● **Given data**:

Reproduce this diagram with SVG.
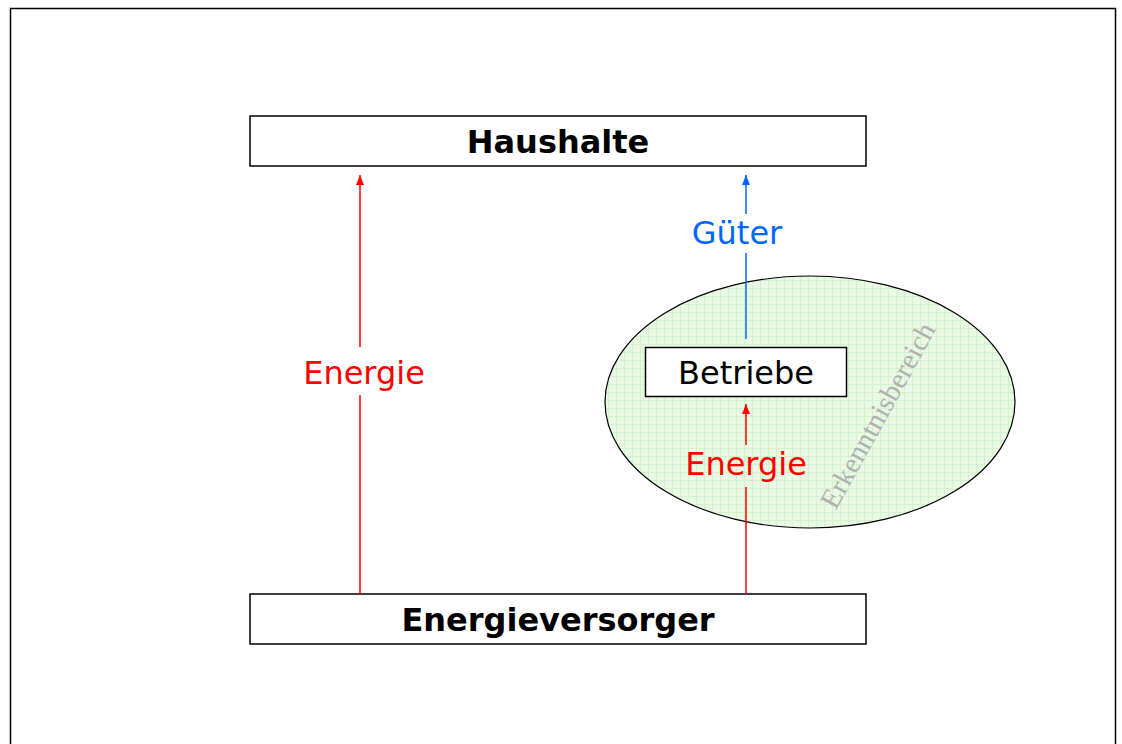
<svg xmlns="http://www.w3.org/2000/svg" width="1122" height="744" viewBox="0 0 1122 744">
  <style>
    .box { fill: #ffffff; stroke: #000000; stroke-width: 1.5; }
    .title { font-family: "DejaVu Sans", Verdana, sans-serif; font-size: 32px; font-weight: bold; fill: #000000; text-anchor: middle; }
    .label { font-family: "DejaVu Sans", Verdana, sans-serif; font-size: 32px; text-anchor: middle; }
    .red { stroke: #ff0000; stroke-width: 1.5; fill: none; }
    .blue { stroke: #0066ff; stroke-width: 1.5; fill: none; }
  </style>
  <defs>
    <pattern id="grid" width="8" height="8" patternUnits="userSpaceOnUse">
      <rect width="8" height="8" fill="#e9f9e4"/>
      <path d="M0 0.5 H8 M0.5 0 V8" stroke="#d3f3cc" stroke-width="1"/>
    </pattern>
    <marker id="headRed" markerWidth="10" markerHeight="8" refX="10" refY="4" orient="auto" markerUnits="userSpaceOnUse" viewBox="0 0 10 8">
      <path d="M0 0 L10 4 L0 8 Z" fill="#ff0000"/>
    </marker>
    <marker id="headBlue" markerWidth="10" markerHeight="8" refX="10" refY="4" orient="auto" markerUnits="userSpaceOnUse" viewBox="0 0 10 8">
      <path d="M0 0 L10 4 L0 8 Z" fill="#0066ff"/>
    </marker>
  </defs>

  <!-- page frame -->
  <path d="M10.5 750 V8.5 H1115.5 V750" fill="none" stroke="#000000" stroke-width="1.5"/>

  <!-- scope of study -->
  <g id="erkenntnisbereich">
    <ellipse cx="810" cy="402" rx="205" ry="126" fill="url(#grid)" stroke="#000000" stroke-width="1.2"/>
    <text x="0" y="0" transform="translate(886 420) rotate(-61)" font-family="'Liberation Serif', 'Times New Roman', serif" font-size="28.5" fill="#b0b0b0" text-anchor="middle">Erkenntnisbereich</text>
  </g>

  <g id="haushalte">
    <rect class="box" x="250" y="116" width="616" height="50"/>
    <text class="title" x="558" y="153">Haushalte</text>
  </g>

  <g id="energieversorger">
    <rect class="box" x="250" y="594" width="616" height="50"/>
    <text class="title" x="558" y="631">Energieversorger</text>
  </g>

  <g id="betriebe">
    <rect class="box" x="645.5" y="347.5" width="201" height="49"/>
    <text class="label" x="746" y="384" fill="#000000">Betriebe</text>
  </g>

  <g id="connectors">
    <!-- Energieversorger to Haushalte -->
    <line class="red" x1="360" y1="594" x2="360" y2="395"/>
    <line class="red" x1="360" y1="347" x2="360" y2="175" marker-end="url(#headRed)"/>
    <text class="label" x="364" y="384" fill="#ff0000">Energie</text>

    <!-- Energieversorger to Betriebe -->
    <line class="red" x1="746" y1="594" x2="746" y2="487"/>
    <line class="red" x1="746" y1="445" x2="746" y2="404" marker-end="url(#headRed)"/>
    <text class="label" x="746" y="475" fill="#ff0000">Energie</text>

    <!-- Betriebe to Haushalte -->
    <line class="blue" x1="746" y1="339" x2="746" y2="253"/>
    <line class="blue" x1="746" y1="214" x2="746" y2="175" marker-end="url(#headBlue)"/>
    <text class="label" x="737" y="244" fill="#0066ff">Güter</text>
  </g>
</svg>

● **What is asked**: Repeat the data exactly in full, omitting its pictures.

● **Exercise answer**:
Reproduce this diagram with SVG.
<svg xmlns="http://www.w3.org/2000/svg" width="1122" height="744" viewBox="0 0 1122 744">
  <style>
    .box { fill: #ffffff; stroke: #000000; stroke-width: 1.5; }
    .title { font-family: "DejaVu Sans", Verdana, sans-serif; font-size: 32px; font-weight: bold; fill: #000000; text-anchor: middle; }
    .label { font-family: "DejaVu Sans", Verdana, sans-serif; font-size: 32px; text-anchor: middle; }
    .red { stroke: #ff0000; stroke-width: 1.5; fill: none; }
    .blue { stroke: #0066ff; stroke-width: 1.5; fill: none; }
  </style>
  <defs>
    <pattern id="grid" width="8" height="8" patternUnits="userSpaceOnUse">
      <rect width="8" height="8" fill="#e9f9e4"/>
      <path d="M0 0.5 H8 M0.5 0 V8" stroke="#d3f3cc" stroke-width="1"/>
    </pattern>
    <marker id="headRed" markerWidth="10" markerHeight="8" refX="10" refY="4" orient="auto" markerUnits="userSpaceOnUse" viewBox="0 0 10 8">
      <path d="M0 0 L10 4 L0 8 Z" fill="#ff0000"/>
    </marker>
    <marker id="headBlue" markerWidth="10" markerHeight="8" refX="10" refY="4" orient="auto" markerUnits="userSpaceOnUse" viewBox="0 0 10 8">
      <path d="M0 0 L10 4 L0 8 Z" fill="#0066ff"/>
    </marker>
  </defs>

  <!-- page frame -->
  <path d="M10.5 750 V8.5 H1115.5 V750" fill="none" stroke="#000000" stroke-width="1.5"/>

  <!-- scope of study -->
  <g id="erkenntnisbereich">
    <ellipse cx="810" cy="402" rx="205" ry="126" fill="url(#grid)" stroke="#000000" stroke-width="1.2"/>
    <text x="0" y="0" transform="translate(886 420) rotate(-61)" font-family="'Liberation Serif', 'Times New Roman', serif" font-size="28.5" fill="#b0b0b0" text-anchor="middle">Erkenntnisbereich</text>
  </g>

  <g id="haushalte">
    <rect class="box" x="250" y="116" width="616" height="50"/>
    <text class="title" x="558" y="153">Haushalte</text>
  </g>

  <g id="energieversorger">
    <rect class="box" x="250" y="594" width="616" height="50"/>
    <text class="title" x="558" y="631">Energieversorger</text>
  </g>

  <g id="betriebe">
    <rect class="box" x="645.5" y="347.5" width="201" height="49"/>
    <text class="label" x="746" y="384" fill="#000000">Betriebe</text>
  </g>

  <g id="connectors">
    <!-- Energieversorger to Haushalte -->
    <line class="red" x1="360" y1="594" x2="360" y2="395"/>
    <line class="red" x1="360" y1="347" x2="360" y2="175" marker-end="url(#headRed)"/>
    <text class="label" x="364" y="384" fill="#ff0000">Energie</text>

    <!-- Energieversorger to Betriebe -->
    <line class="red" x1="746" y1="594" x2="746" y2="487"/>
    <line class="red" x1="746" y1="445" x2="746" y2="404" marker-end="url(#headRed)"/>
    <text class="label" x="746" y="475" fill="#ff0000">Energie</text>

    <!-- Betriebe to Haushalte -->
    <line class="blue" x1="746" y1="339" x2="746" y2="253"/>
    <line class="blue" x1="746" y1="214" x2="746" y2="175" marker-end="url(#headBlue)"/>
    <text class="label" x="737" y="244" fill="#0066ff">Güter</text>
  </g>
</svg>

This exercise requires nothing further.